| Stated problem |
Starting with the first line below, extract each line through the one that contains "ax.set_facecolor('#CCCCCC')", inclusive, excluding pictures.

━━━ Stored data

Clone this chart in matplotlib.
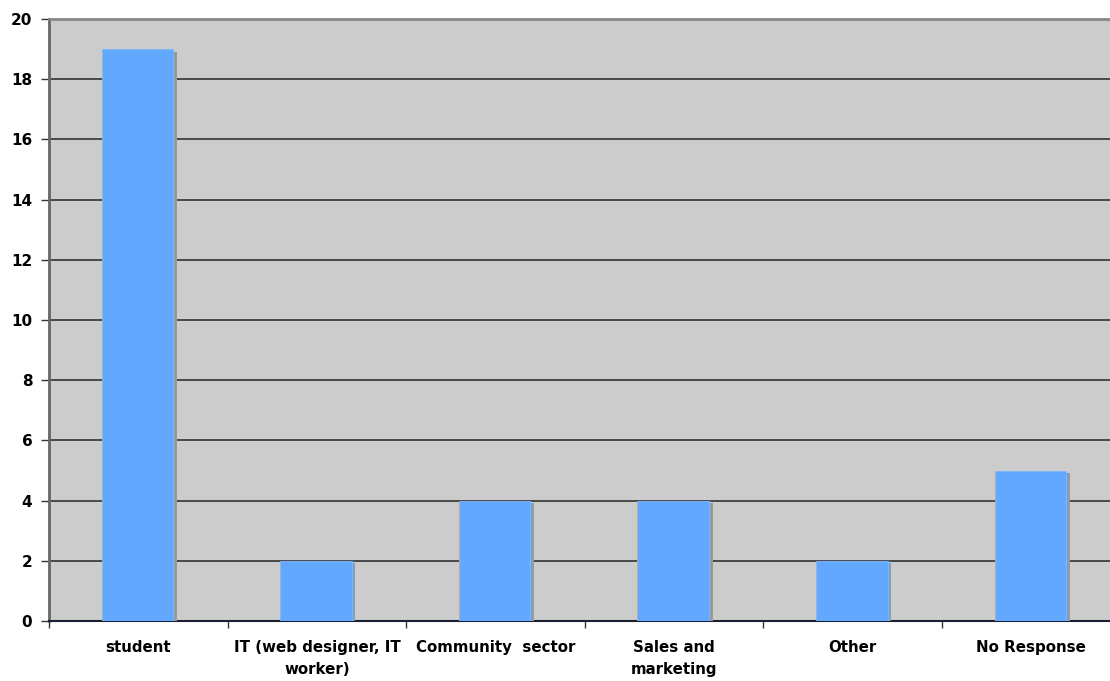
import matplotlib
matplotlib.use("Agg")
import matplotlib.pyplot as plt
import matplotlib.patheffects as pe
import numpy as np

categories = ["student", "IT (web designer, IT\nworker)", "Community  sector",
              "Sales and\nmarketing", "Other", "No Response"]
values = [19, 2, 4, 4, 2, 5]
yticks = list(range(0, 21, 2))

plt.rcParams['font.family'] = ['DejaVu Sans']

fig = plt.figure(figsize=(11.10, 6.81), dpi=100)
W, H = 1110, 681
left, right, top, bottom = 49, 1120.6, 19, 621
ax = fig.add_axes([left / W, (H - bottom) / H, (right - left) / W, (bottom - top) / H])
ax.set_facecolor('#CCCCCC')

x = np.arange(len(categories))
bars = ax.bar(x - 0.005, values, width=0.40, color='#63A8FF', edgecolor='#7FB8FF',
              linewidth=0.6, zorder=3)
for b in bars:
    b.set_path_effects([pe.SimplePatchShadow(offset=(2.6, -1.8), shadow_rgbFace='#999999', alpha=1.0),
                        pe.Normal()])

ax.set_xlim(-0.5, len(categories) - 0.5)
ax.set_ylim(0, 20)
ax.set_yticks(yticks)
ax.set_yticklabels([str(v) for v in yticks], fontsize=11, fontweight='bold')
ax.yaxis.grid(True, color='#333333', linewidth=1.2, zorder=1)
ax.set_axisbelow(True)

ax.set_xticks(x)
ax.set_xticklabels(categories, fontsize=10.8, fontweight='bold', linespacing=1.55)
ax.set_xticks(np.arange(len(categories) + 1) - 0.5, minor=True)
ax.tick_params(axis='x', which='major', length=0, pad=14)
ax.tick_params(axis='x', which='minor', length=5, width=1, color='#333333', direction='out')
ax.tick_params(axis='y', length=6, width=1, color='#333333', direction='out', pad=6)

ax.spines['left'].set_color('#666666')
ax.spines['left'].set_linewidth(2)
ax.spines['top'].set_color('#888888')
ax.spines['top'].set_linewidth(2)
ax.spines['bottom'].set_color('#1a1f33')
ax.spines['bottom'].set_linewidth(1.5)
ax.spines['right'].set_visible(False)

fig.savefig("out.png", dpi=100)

━━━━━━

| Exercise output |
Clone this chart in matplotlib.
import matplotlib
matplotlib.use("Agg")
import matplotlib.pyplot as plt
import matplotlib.patheffects as pe
import numpy as np

categories = ["student", "IT (web designer, IT\nworker)", "Community  sector",
              "Sales and\nmarketing", "Other", "No Response"]
values = [19, 2, 4, 4, 2, 5]
yticks = list(range(0, 21, 2))

plt.rcParams['font.family'] = ['DejaVu Sans']

fig = plt.figure(figsize=(11.10, 6.81), dpi=100)
W, H = 1110, 681
left, right, top, bottom = 49, 1120.6, 19, 621
ax = fig.add_axes([left / W, (H - bottom) / H, (right - left) / W, (bottom - top) / H])
ax.set_facecolor('#CCCCCC')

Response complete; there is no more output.